On New Method and 3D Codes for Shock Wave Simulation in Fluids and Solids in Euler Variables based on a Modified Godunov Scheme

Abstract

A three-dimensional technique for modeling shock-wave processes both in fluids and solids and for modeling fluid-structure interaction problems is proposed. The technique is based on a modified Godunov's scheme of increased accuracy, which is the same for both fluids and solids, and uses Eulerian-Lagrangian multimesh algorithms. Improving the accuracy of the scheme is achieved only by changing the "predictor" step of the original Godunov scheme. A three-dimensional and time-dependent solution of Riemann's problem is used, which provides a second-order approximation in time and space in the domain of smooth solutions.

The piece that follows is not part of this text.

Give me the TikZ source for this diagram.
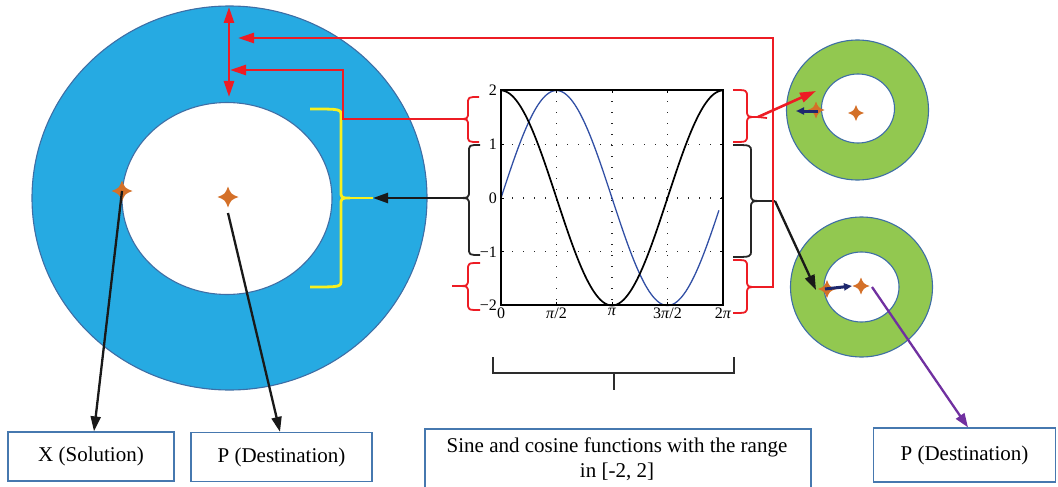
\documentclass[tikz,border=0pt]{standalone}
\usepackage{fontspec}
\setmainfont{Liberation Serif}
\usetikzlibrary{arrows.meta,calc}
\definecolor{ringblue}{RGB}{38,170,226}
\definecolor{edgeblue}{RGB}{62,110,165}
\definecolor{ringgreen}{RGB}{146,200,80}
\definecolor{myred}{RGB}{237,28,36}
\definecolor{myyellow}{RGB}{248,240,30}
\definecolor{starorange}{RGB}{212,112,40}
\definecolor{navyc}{RGB}{30,40,110}
\definecolor{mypurple}{RGB}{112,48,160}
\definecolor{curveblue}{RGB}{50,80,165}
\definecolor{boxedge}{RGB}{70,120,175}
\definecolor{darkgr}{RGB}{45,45,45}
\newcommand{\fourstar}[2]{%
 \fill[starorange,shift={(#1)}] (0,-#2) .. controls (0.28*#2,-0.28*#2) .. (#2,0)
   .. controls (0.28*#2,0.28*#2) .. (0,#2) .. controls (-0.28*#2,0.28*#2) .. (-#2,0)
   .. controls (-0.28*#2,-0.28*#2) .. (0,-#2) -- cycle;}
% style, x ends, x spine, x tip, y top, y mid, y bottom
\newcommand{\bracepath}[7]{%
 \draw[#1] (#2,#5) .. controls (#3,#5) .. (#3,#5+7) -- (#3,#6-7) .. controls (#3,#6) .. (#4,#6)
   .. controls (#3,#6) .. (#3,#6+7) -- (#3,#7-7) .. controls (#3,#7) .. (#2,#7);}
\tikzset{
  ring/.style={draw=edgeblue,line width=1.1pt},
  redln/.style={draw=myred,line width=2.6pt},
  redarr/.style={redln,-{Triangle[length=16pt,width=10pt]}},
  blkarr/.style={draw=black!90,line width=2.3pt,-{Triangle[length=15pt,width=10pt]}},
  navyarr/.style={draw=navyc,line width=3pt,-{Triangle[length=8pt,width=7pt]}},
  labelbox/.style={draw=boxedge,line width=1.2pt,font=\fontsize{21}{25}\selectfont,align=center,inner sep=0pt},
  ticklab/.style={font=\fontsize{16}{18}\selectfont,inner sep=1pt},
  gridln/.style={draw=black!85,line width=1.3pt,dash pattern=on 1.3pt off 9.7pt},
  bracew/.style={line width=1.8pt},
}
\begin{document}
\begin{tikzpicture}[x=1pt,y=-1pt]
\useasboundingbox (0,0) rectangle (1058,487);
% ---------- big blue ring ----------
\fill[ringblue,ring] (229.5,198) ellipse [x radius=197.5pt, y radius=192pt];
\fill[white,ring] (227,198.5) ellipse [x radius=105pt, y radius=96pt];
% ---------- green rings ----------
\fill[ringgreen,ring] (857.5,110) ellipse [x radius=71pt, y radius=70pt];
\fill[white,ring] (858,108.5) ellipse [x radius=36.5pt, y radius=34.5pt];
\fill[ringgreen,ring] (861.5,287) ellipse [x radius=71pt, y radius=70pt];
\fill[white,ring] (861.5,287) ellipse [x radius=37.5pt, y radius=35pt];
% ---------- coordinates ----------
\coordinate (sX) at (122,191);
\coordinate (sP) at (228,197);
\coordinate (sPb) at (228,213);
\coordinate (s1a) at (816,110);
\coordinate (s1b) at (856,113);
\coordinate (s2a) at (827,289);
\coordinate (s2b) at (861,286);
\coordinate (dblT) at (229,7);
\coordinate (dblB) at (229,97);
\coordinate (tgtA) at (230,70);
\coordinate (tgtB) at (238,38);
\coordinate (kneeA) at (343,119);
\coordinate (kneeB) at (773,287);
\coordinate (tgtC) at (816,91);
\coordinate (tgtD) at (816,290);
\coordinate (yT) at (373,198);
\coordinate (yTip) at (350,198);
\coordinate (bL1) at (458,119);
\coordinate (bL2) at (450,198);
\coordinate (bL3) at (452,286);
\coordinate (bR1) at (758,117);
\coordinate (bR1s) at (767,118);
\coordinate (bR2) at (775,201);
\coordinate (bR3) at (758,287);
\coordinate (pStart) at (872,287);
\coordinate (n1s) at (818,111);
\coordinate (n1e) at (796,111);
\coordinate (n2s) at (825,289);
\coordinate (n2e) at (852,286);
% ---------- stars ----------
\fourstar{sX}{10.5}
\fourstar{sP}{10.5}
\fourstar{s1a}{8.5}
\fourstar{s1b}{8}
\fourstar{s2a}{9}
\fourstar{s2b}{8.5}
% ---------- plot ----------
\foreach \yy in {144.25,198,251.75} \draw[gridln] (501,\yy) -- (723,\yy);
\foreach \xx in {556.5,612,667.5} \draw[gridln] (\xx,90) -- (\xx,305);
\foreach \xx in {556.5,612,667.5} {\draw[line width=1pt] (\xx,90) -- (\xx,93); \draw[line width=1pt] (\xx,305) -- (\xx,302);}
\foreach \yy in {144.25,198,251.75} {\draw[line width=1pt] (501,\yy) -- (504,\yy); \draw[line width=1pt] (723,\yy) -- (720,\yy);}
\draw[curveblue,line width=1.3pt] plot[domain=0:6.17,samples=120,smooth] ({501+\x*35.33},{198-107.5*sin(\x r)});
\draw[black,line width=1.7pt] plot[domain=0:6.2832,samples=120,smooth] ({501+\x*35.33},{198-107.5*cos(\x r)});
\draw[line width=1.2pt] (501,90) rectangle (723,305);
\node[ticklab,anchor=east] (ly2) at (498,90) {2};
\node[ticklab,anchor=east] (ly1) at (498,144.25) {1};
\node[ticklab,anchor=east] (ly0) at (498,198) {0};
\node[ticklab,anchor=east] (lym1) at (498,251.75) {−1};
\node[ticklab,anchor=east] (lym2) at (498,305) {−2};
\node[ticklab,anchor=north] (lx0) at (501,307) {0};
\node[ticklab,anchor=north] (lx1) at (556.5,307) {\textit{π}/2};
\node[ticklab,anchor=north] (lx2) at (612,307) {\textit{π}};
\node[ticklab,anchor=north] (lx3) at (667.5,307) {3\textit{π}/2};
\node[ticklab,anchor=north] (lx4) at (723,307) {2\textit{π}};
% ---------- braces ----------
\bracepath{myred,bracew}{479}{468}{458}{97}{119}{142}
\bracepath{black!85,bracew}{480}{469}{456}{145}{198}{255}
\bracepath{myred,bracew}{480}{468}{456}{263}{286}{310}
\bracepath{myred,bracew}{733}{747}{758}{90}{117}{142}
\bracepath{black!85,bracew}{733}{751}{765}{145}{201}{257}
\bracepath{myred,bracew}{733}{747}{758}{260}{287}{313}
\bracepath{myyellow,line width=2.8pt}{310}{341}{350}{109}{198}{287}
\draw[myyellow,line width=2.8pt] (yTip) -- (yT);
\draw[myred,bracew] (456,286) -- (bL3);
\draw[black!85,bracew] (456,198) -- (bL2);
\draw[myred,bracew] (bR1) -- (bR1s);
\draw[black!85,bracew] (765,201) -- (bR2);
% ---------- connectors ----------
\draw[redln,{Triangle[length=16pt,width=10pt]}-{Triangle[length=16pt,width=10pt]}] (dblT) -- (dblB);
\draw[redarr] (bL1) -- (kneeA) |- (tgtA);
\draw[redarr] (bR3) -- (kneeB) |- (tgtB);
\draw[redarr] (bR1) -- (tgtC);
\draw[blkarr] (bL2) -- (yT);
\draw[blkarr] (bR2) -- (tgtD);
\draw[navyarr] (n1s) -- (n1e);
\draw[navyarr] (n2s) -- (n2e);
% ---------- bottom bracket ----------
\coordinate (brL) at (493,357);
\coordinate (brR) at (734,357);
\coordinate (brM) at (614,373);
\coordinate (brMb) at (614,390);
\draw[darkgr,line width=1.8pt] (brL) |- (brM) -| (brR);
\draw[darkgr,line width=2.3pt] (brM) -- (brMb);
% ---------- boxes ----------
\node[labelbox,minimum width=166pt,minimum height=49pt] (bx1) at (91,456.5) {X (Solution)};
\node[labelbox,minimum width=181pt,minimum height=49pt] (bx2) at (281.5,457) {P (Destination)};
\node[labelbox,minimum width=182pt,minimum height=54pt] (bx4) at (964.5,455) {P (Destination)};
\node[align=center,inner sep=0pt,font=\fontsize{21}{25}\selectfont] (bx3) at (617,459) {Sine and cosine functions with the range\\in [-2, 2]};
\draw[boxedge,line width=1.2pt] (425,488) -- (425,429) -- (811,429) -- (811,488);
\draw[blkarr] (sX) -- ([xshift=3pt]bx1.north);
\draw[blkarr] (sPb) -- ([xshift=-1.5pt]bx2.north);
\draw[mypurple,line width=2.3pt,-{Triangle[length=14pt,width=10pt]}] (pStart) -- ([xshift=3.5pt]bx4.north);
\end{tikzpicture}
\end{document}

Monotonicity in the domain of discontinuous solutions is ensured by the transition to the "predictor" step of the first-order scheme. A similar solution of the Riemann problem is used at the contact "fluids - solids”. For each body, three types of computational grids are used with an explicit Lagrangian choice of movable free and contact surfaces. The first type of mesh used is a Lagrangian surface mesh in the form of a continuous set of triangles (STL file), which is used both to set the initial geometry of an object and to accompany it in the calculation process, and two types of volumetric three-dimensional meshes. These are the basic Cartesian fixed grid for each object, and auxiliary movable local Euler-Lagrangian grids associated with each triangle of the surface Lagrangian grid. The results of numerical simulation of the processes of the impact of ice fragments on a titanium plate, acceleration by detonation products of deformable elastoplastic bodies of various shapes, and steel strikers piercing an aluminum plate are presented.